------ AVAILABLE DATA ------

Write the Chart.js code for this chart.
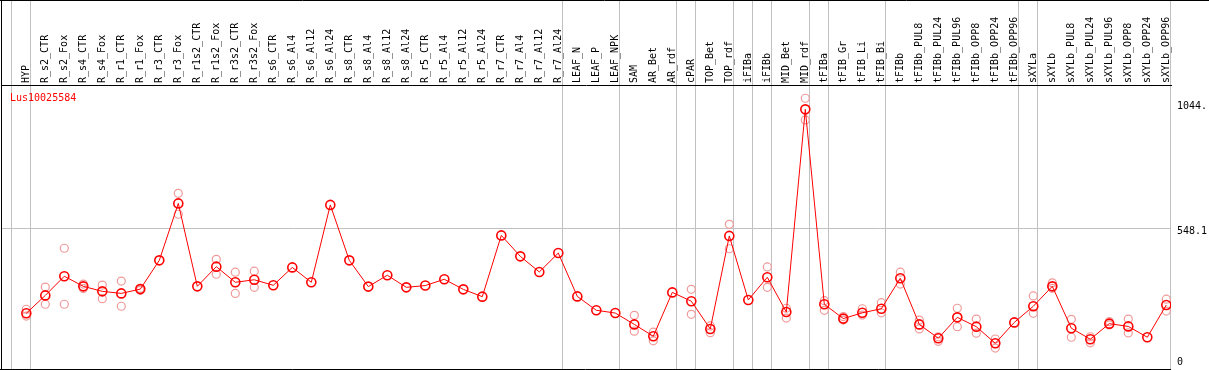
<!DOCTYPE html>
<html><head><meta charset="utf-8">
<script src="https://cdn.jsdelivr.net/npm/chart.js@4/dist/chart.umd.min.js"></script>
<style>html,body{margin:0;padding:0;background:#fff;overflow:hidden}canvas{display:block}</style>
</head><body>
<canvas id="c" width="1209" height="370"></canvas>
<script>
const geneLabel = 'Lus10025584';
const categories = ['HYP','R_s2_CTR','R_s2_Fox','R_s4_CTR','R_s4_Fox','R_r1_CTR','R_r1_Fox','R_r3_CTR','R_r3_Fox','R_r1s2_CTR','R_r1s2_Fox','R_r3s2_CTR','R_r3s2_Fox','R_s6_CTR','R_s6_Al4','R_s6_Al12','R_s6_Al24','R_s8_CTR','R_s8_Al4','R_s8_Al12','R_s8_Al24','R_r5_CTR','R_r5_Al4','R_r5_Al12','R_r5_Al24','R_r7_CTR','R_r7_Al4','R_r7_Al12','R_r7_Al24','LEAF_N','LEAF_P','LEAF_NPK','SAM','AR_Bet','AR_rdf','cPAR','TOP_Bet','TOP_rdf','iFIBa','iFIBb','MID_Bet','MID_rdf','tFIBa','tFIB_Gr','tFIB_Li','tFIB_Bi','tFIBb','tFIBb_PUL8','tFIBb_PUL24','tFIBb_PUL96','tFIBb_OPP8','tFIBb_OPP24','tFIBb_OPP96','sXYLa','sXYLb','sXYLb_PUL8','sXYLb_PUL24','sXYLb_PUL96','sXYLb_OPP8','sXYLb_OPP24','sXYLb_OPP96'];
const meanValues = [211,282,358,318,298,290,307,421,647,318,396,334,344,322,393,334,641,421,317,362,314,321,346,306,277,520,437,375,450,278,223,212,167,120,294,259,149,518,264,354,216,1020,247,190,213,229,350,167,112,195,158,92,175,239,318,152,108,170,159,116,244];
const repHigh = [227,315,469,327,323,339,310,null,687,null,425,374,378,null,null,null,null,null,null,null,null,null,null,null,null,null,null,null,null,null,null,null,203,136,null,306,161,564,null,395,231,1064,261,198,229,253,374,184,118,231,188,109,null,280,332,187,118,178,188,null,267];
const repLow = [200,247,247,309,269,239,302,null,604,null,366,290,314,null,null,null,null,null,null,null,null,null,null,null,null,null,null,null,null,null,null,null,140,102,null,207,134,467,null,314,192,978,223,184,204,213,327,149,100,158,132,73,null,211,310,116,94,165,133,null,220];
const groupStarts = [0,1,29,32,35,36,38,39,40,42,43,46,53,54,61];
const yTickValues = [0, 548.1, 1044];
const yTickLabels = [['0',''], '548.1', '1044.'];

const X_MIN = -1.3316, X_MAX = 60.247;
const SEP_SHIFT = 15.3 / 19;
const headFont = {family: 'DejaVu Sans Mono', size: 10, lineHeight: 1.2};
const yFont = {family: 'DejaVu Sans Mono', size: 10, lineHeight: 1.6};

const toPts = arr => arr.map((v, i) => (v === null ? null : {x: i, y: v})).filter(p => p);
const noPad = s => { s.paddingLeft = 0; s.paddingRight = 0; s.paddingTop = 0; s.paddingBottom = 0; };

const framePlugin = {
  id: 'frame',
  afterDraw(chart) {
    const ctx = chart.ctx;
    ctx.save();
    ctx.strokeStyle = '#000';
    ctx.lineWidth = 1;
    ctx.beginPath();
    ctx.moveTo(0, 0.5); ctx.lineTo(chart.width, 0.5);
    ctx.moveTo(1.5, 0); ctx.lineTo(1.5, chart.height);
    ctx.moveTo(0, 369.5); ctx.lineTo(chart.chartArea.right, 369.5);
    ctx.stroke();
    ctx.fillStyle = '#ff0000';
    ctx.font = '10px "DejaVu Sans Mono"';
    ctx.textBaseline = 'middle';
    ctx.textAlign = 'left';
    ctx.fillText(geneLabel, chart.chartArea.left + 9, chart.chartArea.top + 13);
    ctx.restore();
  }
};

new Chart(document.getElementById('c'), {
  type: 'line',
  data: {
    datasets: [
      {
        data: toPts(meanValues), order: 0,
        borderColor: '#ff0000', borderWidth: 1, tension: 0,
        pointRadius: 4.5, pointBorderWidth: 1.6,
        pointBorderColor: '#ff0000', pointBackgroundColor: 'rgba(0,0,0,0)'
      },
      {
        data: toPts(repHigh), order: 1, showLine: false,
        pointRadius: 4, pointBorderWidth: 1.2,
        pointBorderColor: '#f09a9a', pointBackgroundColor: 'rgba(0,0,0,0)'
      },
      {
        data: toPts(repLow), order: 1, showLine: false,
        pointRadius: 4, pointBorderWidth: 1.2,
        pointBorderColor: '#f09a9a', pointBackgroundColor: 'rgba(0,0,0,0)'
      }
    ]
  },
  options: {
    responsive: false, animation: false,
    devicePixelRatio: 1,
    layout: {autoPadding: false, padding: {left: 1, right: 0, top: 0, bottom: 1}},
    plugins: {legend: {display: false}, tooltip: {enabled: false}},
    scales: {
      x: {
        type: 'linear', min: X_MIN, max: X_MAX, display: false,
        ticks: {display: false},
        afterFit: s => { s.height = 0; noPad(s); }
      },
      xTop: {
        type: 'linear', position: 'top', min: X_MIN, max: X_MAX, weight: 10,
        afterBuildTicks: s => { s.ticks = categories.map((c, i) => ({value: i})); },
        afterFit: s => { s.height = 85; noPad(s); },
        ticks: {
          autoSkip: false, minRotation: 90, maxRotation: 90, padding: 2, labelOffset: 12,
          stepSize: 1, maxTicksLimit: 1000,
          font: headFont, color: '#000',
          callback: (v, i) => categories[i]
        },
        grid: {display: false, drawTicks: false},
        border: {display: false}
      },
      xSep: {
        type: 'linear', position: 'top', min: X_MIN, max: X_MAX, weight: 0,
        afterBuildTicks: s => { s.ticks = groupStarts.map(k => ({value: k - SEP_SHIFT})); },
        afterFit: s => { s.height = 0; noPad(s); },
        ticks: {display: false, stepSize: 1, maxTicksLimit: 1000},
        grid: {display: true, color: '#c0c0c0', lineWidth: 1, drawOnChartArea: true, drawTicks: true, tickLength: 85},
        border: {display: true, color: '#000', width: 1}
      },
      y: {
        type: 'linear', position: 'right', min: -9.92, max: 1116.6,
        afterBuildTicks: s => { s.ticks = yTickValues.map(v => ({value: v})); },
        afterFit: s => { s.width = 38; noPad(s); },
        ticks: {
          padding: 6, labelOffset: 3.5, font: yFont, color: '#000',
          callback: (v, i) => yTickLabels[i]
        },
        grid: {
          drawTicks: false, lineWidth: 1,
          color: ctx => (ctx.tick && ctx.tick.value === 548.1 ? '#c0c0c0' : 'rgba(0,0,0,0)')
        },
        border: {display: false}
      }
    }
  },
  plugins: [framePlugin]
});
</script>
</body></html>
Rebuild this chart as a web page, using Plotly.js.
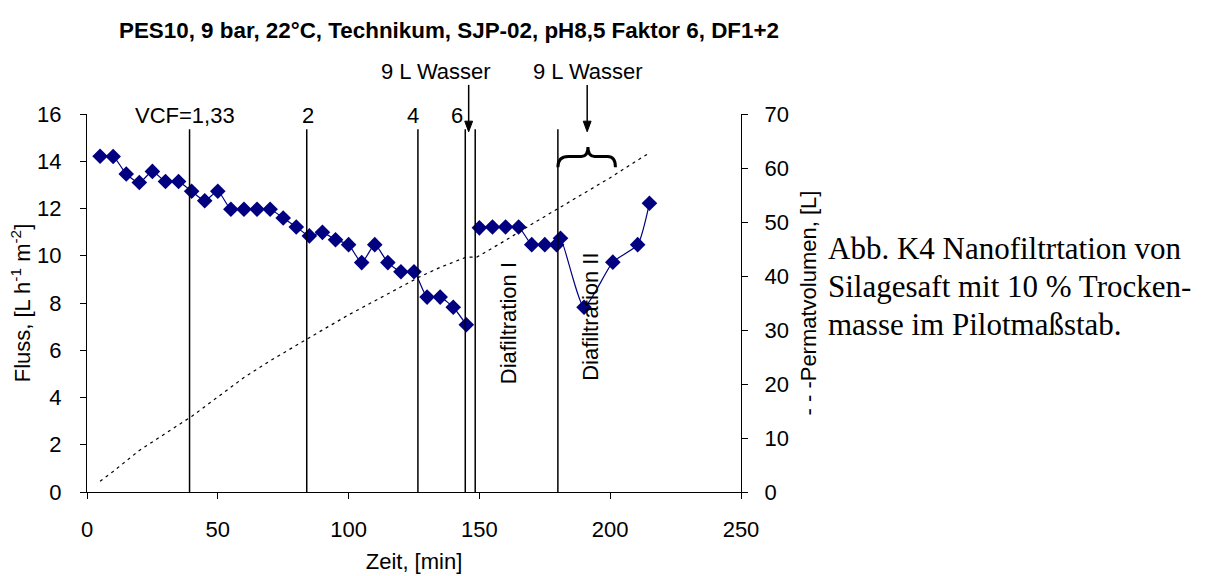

------

**WHAT IS ASKED:**
Images must not appear in the copy; reproduce everything else in the records verbatim.

**COMPLETE OUTPUT:**
Write the Chart.js code for this chart.
<!DOCTYPE html>
<html><head><meta charset="utf-8">
<script src="https://cdn.jsdelivr.net/npm/chart.js@4/dist/chart.umd.min.js"></script>
<style>html,body{margin:0;padding:0;background:#fff;overflow:hidden}canvas{display:block}</style>
</head><body>
<canvas id="c" width="1209" height="370"></canvas>
<script>
const geneLabel = 'Lus10025584';
const categories = ['HYP','R_s2_CTR','R_s2_Fox','R_s4_CTR','R_s4_Fox','R_r1_CTR','R_r1_Fox','R_r3_CTR','R_r3_Fox','R_r1s2_CTR','R_r1s2_Fox','R_r3s2_CTR','R_r3s2_Fox','R_s6_CTR','R_s6_Al4','R_s6_Al12','R_s6_Al24','R_s8_CTR','R_s8_Al4','R_s8_Al12','R_s8_Al24','R_r5_CTR','R_r5_Al4','R_r5_Al12','R_r5_Al24','R_r7_CTR','R_r7_Al4','R_r7_Al12','R_r7_Al24','LEAF_N','LEAF_P','LEAF_NPK','SAM','AR_Bet','AR_rdf','cPAR','TOP_Bet','TOP_rdf','iFIBa','iFIBb','MID_Bet','MID_rdf','tFIBa','tFIB_Gr','tFIB_Li','tFIB_Bi','tFIBb','tFIBb_PUL8','tFIBb_PUL24','tFIBb_PUL96','tFIBb_OPP8','tFIBb_OPP24','tFIBb_OPP96','sXYLa','sXYLb','sXYLb_PUL8','sXYLb_PUL24','sXYLb_PUL96','sXYLb_OPP8','sXYLb_OPP24','sXYLb_OPP96'];
const meanValues = [211,282,358,318,298,290,307,421,647,318,396,334,344,322,393,334,641,421,317,362,314,321,346,306,277,520,437,375,450,278,223,212,167,120,294,259,149,518,264,354,216,1020,247,190,213,229,350,167,112,195,158,92,175,239,318,152,108,170,159,116,244];
const repHigh = [227,315,469,327,323,339,310,null,687,null,425,374,378,null,null,null,null,null,null,null,null,null,null,null,null,null,null,null,null,null,null,null,203,136,null,306,161,564,null,395,231,1064,261,198,229,253,374,184,118,231,188,109,null,280,332,187,118,178,188,null,267];
const repLow = [200,247,247,309,269,239,302,null,604,null,366,290,314,null,null,null,null,null,null,null,null,null,null,null,null,null,null,null,null,null,null,null,140,102,null,207,134,467,null,314,192,978,223,184,204,213,327,149,100,158,132,73,null,211,310,116,94,165,133,null,220];
const groupStarts = [0,1,29,32,35,36,38,39,40,42,43,46,53,54,61];
const yTickValues = [0, 548.1, 1044];
const yTickLabels = [['0',''], '548.1', '1044.'];

const X_MIN = -1.3316, X_MAX = 60.247;
const SEP_SHIFT = 15.3 / 19;
const headFont = {family: 'DejaVu Sans Mono', size: 10, lineHeight: 1.2};
const yFont = {family: 'DejaVu Sans Mono', size: 10, lineHeight: 1.6};

const toPts = arr => arr.map((v, i) => (v === null ? null : {x: i, y: v})).filter(p => p);
const noPad = s => { s.paddingLeft = 0; s.paddingRight = 0; s.paddingTop = 0; s.paddingBottom = 0; };

const framePlugin = {
  id: 'frame',
  afterDraw(chart) {
    const ctx = chart.ctx;
    ctx.save();
    ctx.strokeStyle = '#000';
    ctx.lineWidth = 1;
    ctx.beginPath();
    ctx.moveTo(0, 0.5); ctx.lineTo(chart.width, 0.5);
    ctx.moveTo(1.5, 0); ctx.lineTo(1.5, chart.height);
    ctx.moveTo(0, 369.5); ctx.lineTo(chart.chartArea.right, 369.5);
    ctx.stroke();
    ctx.fillStyle = '#ff0000';
    ctx.font = '10px "DejaVu Sans Mono"';
    ctx.textBaseline = 'middle';
    ctx.textAlign = 'left';
    ctx.fillText(geneLabel, chart.chartArea.left + 9, chart.chartArea.top + 13);
    ctx.restore();
  }
};

new Chart(document.getElementById('c'), {
  type: 'line',
  data: {
    datasets: [
      {
        data: toPts(meanValues), order: 0,
        borderColor: '#ff0000', borderWidth: 1, tension: 0,
        pointRadius: 4.5, pointBorderWidth: 1.6,
        pointBorderColor: '#ff0000', pointBackgroundColor: 'rgba(0,0,0,0)'
      },
      {
        data: toPts(repHigh), order: 1, showLine: false,
        pointRadius: 4, pointBorderWidth: 1.2,
        pointBorderColor: '#f09a9a', pointBackgroundColor: 'rgba(0,0,0,0)'
      },
      {
        data: toPts(repLow), order: 1, showLine: false,
        pointRadius: 4, pointBorderWidth: 1.2,
        pointBorderColor: '#f09a9a', pointBackgroundColor: 'rgba(0,0,0,0)'
      }
    ]
  },
  options: {
    responsive: false, animation: false,
    devicePixelRatio: 1,
    layout: {autoPadding: false, padding: {left: 1, right: 0, top: 0, bottom: 1}},
    plugins: {legend: {display: false}, tooltip: {enabled: false}},
    scales: {
      x: {
        type: 'linear', min: X_MIN, max: X_MAX, display: false,
        ticks: {display: false},
        afterFit: s => { s.height = 0; noPad(s); }
      },
      xTop: {
        type: 'linear', position: 'top', min: X_MIN, max: X_MAX, weight: 10,
        afterBuildTicks: s => { s.ticks = categories.map((c, i) => ({value: i})); },
        afterFit: s => { s.height = 85; noPad(s); },
        ticks: {
          autoSkip: false, minRotation: 90, maxRotation: 90, padding: 2, labelOffset: 12,
          stepSize: 1, maxTicksLimit: 1000,
          font: headFont, color: '#000',
          callback: (v, i) => categories[i]
        },
        grid: {display: false, drawTicks: false},
        border: {display: false}
      },
      xSep: {
        type: 'linear', position: 'top', min: X_MIN, max: X_MAX, weight: 0,
        afterBuildTicks: s => { s.ticks = groupStarts.map(k => ({value: k - SEP_SHIFT})); },
        afterFit: s => { s.height = 0; noPad(s); },
        ticks: {display: false, stepSize: 1, maxTicksLimit: 1000},
        grid: {display: true, color: '#c0c0c0', lineWidth: 1, drawOnChartArea: true, drawTicks: true, tickLength: 85},
        border: {display: true, color: '#000', width: 1}
      },
      y: {
        type: 'linear', position: 'right', min: -9.92, max: 1116.6,
        afterBuildTicks: s => { s.ticks = yTickValues.map(v => ({value: v})); },
        afterFit: s => { s.width = 38; noPad(s); },
        ticks: {
          padding: 6, labelOffset: 3.5, font: yFont, color: '#000',
          callback: (v, i) => yTickLabels[i]
        },
        grid: {
          drawTicks: false, lineWidth: 1,
          color: ctx => (ctx.tick && ctx.tick.value === 548.1 ? '#c0c0c0' : 'rgba(0,0,0,0)')
        },
        border: {display: false}
      }
    }
  },
  plugins: [framePlugin]
});
</script>
</body></html>
Rebuild this chart as a web page, using Plotly.js.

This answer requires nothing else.